*REQUIREMENTS:*
All of the material should be reproduced exactly, with pictures left out.

*DATASET RECORDS:*

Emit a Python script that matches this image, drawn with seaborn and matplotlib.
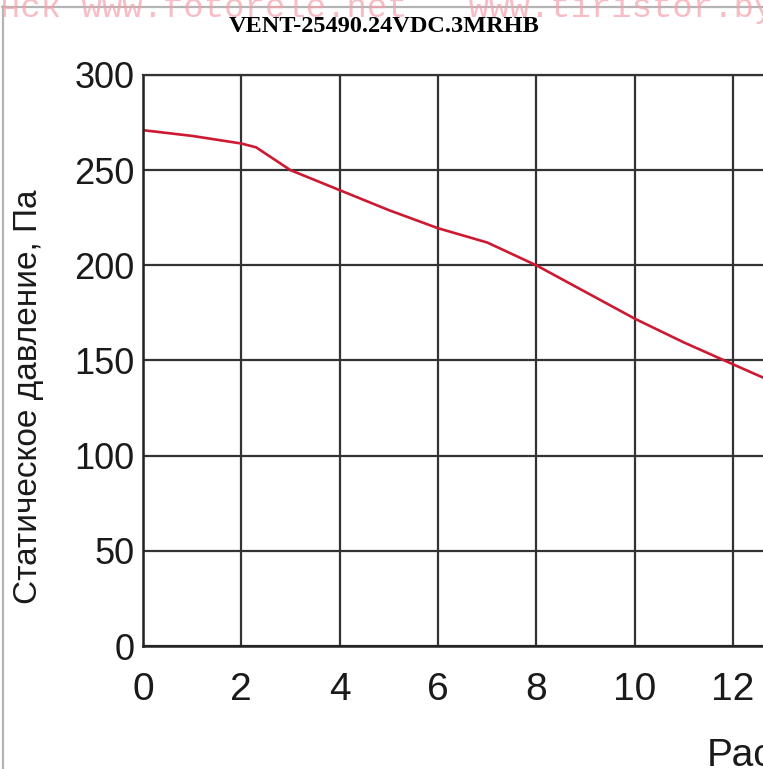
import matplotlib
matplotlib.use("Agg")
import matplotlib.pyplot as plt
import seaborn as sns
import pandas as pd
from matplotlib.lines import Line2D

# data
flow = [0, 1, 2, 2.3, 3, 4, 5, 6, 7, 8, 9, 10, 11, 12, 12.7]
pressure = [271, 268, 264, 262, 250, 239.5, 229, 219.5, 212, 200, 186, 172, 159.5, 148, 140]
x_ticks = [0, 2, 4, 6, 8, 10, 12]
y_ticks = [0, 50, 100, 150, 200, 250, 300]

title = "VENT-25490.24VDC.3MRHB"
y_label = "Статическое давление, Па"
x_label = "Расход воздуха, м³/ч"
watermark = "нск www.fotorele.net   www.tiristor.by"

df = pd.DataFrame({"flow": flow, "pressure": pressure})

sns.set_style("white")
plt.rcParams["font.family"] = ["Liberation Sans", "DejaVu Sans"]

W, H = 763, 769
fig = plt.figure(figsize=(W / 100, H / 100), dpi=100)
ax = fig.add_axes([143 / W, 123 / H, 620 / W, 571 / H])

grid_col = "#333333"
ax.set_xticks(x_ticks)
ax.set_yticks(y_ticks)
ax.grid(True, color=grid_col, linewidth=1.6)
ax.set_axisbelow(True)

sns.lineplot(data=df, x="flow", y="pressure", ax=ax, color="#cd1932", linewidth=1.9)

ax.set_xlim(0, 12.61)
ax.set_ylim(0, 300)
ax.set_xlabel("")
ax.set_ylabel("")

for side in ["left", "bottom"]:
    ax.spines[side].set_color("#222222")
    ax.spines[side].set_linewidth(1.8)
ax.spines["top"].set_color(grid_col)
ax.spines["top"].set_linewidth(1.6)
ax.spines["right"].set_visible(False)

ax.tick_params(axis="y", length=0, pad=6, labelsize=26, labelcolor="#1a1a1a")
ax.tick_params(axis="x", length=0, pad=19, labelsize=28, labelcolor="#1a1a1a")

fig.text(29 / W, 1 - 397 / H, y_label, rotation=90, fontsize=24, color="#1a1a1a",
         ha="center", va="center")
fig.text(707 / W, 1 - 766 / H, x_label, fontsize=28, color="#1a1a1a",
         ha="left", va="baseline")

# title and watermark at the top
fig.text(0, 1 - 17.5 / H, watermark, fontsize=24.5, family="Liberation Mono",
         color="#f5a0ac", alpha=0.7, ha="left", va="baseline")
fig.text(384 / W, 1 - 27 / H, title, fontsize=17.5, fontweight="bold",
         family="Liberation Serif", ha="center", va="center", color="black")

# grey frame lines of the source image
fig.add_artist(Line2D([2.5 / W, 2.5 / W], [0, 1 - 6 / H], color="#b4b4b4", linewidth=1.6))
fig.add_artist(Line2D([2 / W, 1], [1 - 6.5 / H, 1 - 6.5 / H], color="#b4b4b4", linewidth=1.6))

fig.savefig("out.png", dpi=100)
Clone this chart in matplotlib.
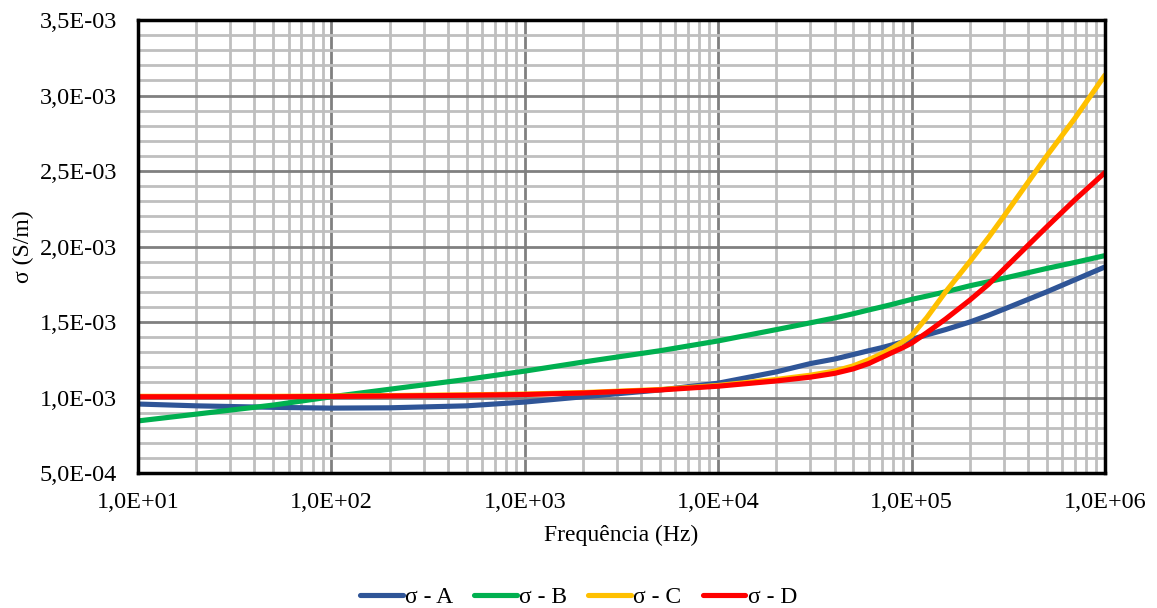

*THE OUTPUT:*
Emit a Python script that matches this image, drawn with seaborn and matplotlib.
import matplotlib
matplotlib.use("Agg")
import matplotlib.pyplot as plt
import seaborn as sns
import pandas as pd
from matplotlib.lines import Line2D

# data
flow = [0, 1, 2, 2.3, 3, 4, 5, 6, 7, 8, 9, 10, 11, 12, 12.7]
pressure = [271, 268, 264, 262, 250, 239.5, 229, 219.5, 212, 200, 186, 172, 159.5, 148, 140]
x_ticks = [0, 2, 4, 6, 8, 10, 12]
y_ticks = [0, 50, 100, 150, 200, 250, 300]

title = "VENT-25490.24VDC.3MRHB"
y_label = "Статическое давление, Па"
x_label = "Расход воздуха, м³/ч"
watermark = "нск www.fotorele.net   www.tiristor.by"

df = pd.DataFrame({"flow": flow, "pressure": pressure})

sns.set_style("white")
plt.rcParams["font.family"] = ["Liberation Sans", "DejaVu Sans"]

W, H = 763, 769
fig = plt.figure(figsize=(W / 100, H / 100), dpi=100)
ax = fig.add_axes([143 / W, 123 / H, 620 / W, 571 / H])

grid_col = "#333333"
ax.set_xticks(x_ticks)
ax.set_yticks(y_ticks)
ax.grid(True, color=grid_col, linewidth=1.6)
ax.set_axisbelow(True)

sns.lineplot(data=df, x="flow", y="pressure", ax=ax, color="#cd1932", linewidth=1.9)

ax.set_xlim(0, 12.61)
ax.set_ylim(0, 300)
ax.set_xlabel("")
ax.set_ylabel("")

for side in ["left", "bottom"]:
    ax.spines[side].set_color("#222222")
    ax.spines[side].set_linewidth(1.8)
ax.spines["top"].set_color(grid_col)
ax.spines["top"].set_linewidth(1.6)
ax.spines["right"].set_visible(False)

ax.tick_params(axis="y", length=0, pad=6, labelsize=26, labelcolor="#1a1a1a")
ax.tick_params(axis="x", length=0, pad=19, labelsize=28, labelcolor="#1a1a1a")

fig.text(29 / W, 1 - 397 / H, y_label, rotation=90, fontsize=24, color="#1a1a1a",
         ha="center", va="center")
fig.text(707 / W, 1 - 766 / H, x_label, fontsize=28, color="#1a1a1a",
         ha="left", va="baseline")

# title and watermark at the top
fig.text(0, 1 - 17.5 / H, watermark, fontsize=24.5, family="Liberation Mono",
         color="#f5a0ac", alpha=0.7, ha="left", va="baseline")
fig.text(384 / W, 1 - 27 / H, title, fontsize=17.5, fontweight="bold",
         family="Liberation Serif", ha="center", va="center", color="black")

# grey frame lines of the source image
fig.add_artist(Line2D([2.5 / W, 2.5 / W], [0, 1 - 6 / H], color="#b4b4b4", linewidth=1.6))
fig.add_artist(Line2D([2 / W, 1], [1 - 6.5 / H, 1 - 6.5 / H], color="#b4b4b4", linewidth=1.6))

fig.savefig("out.png", dpi=100)
Clone this chart in matplotlib.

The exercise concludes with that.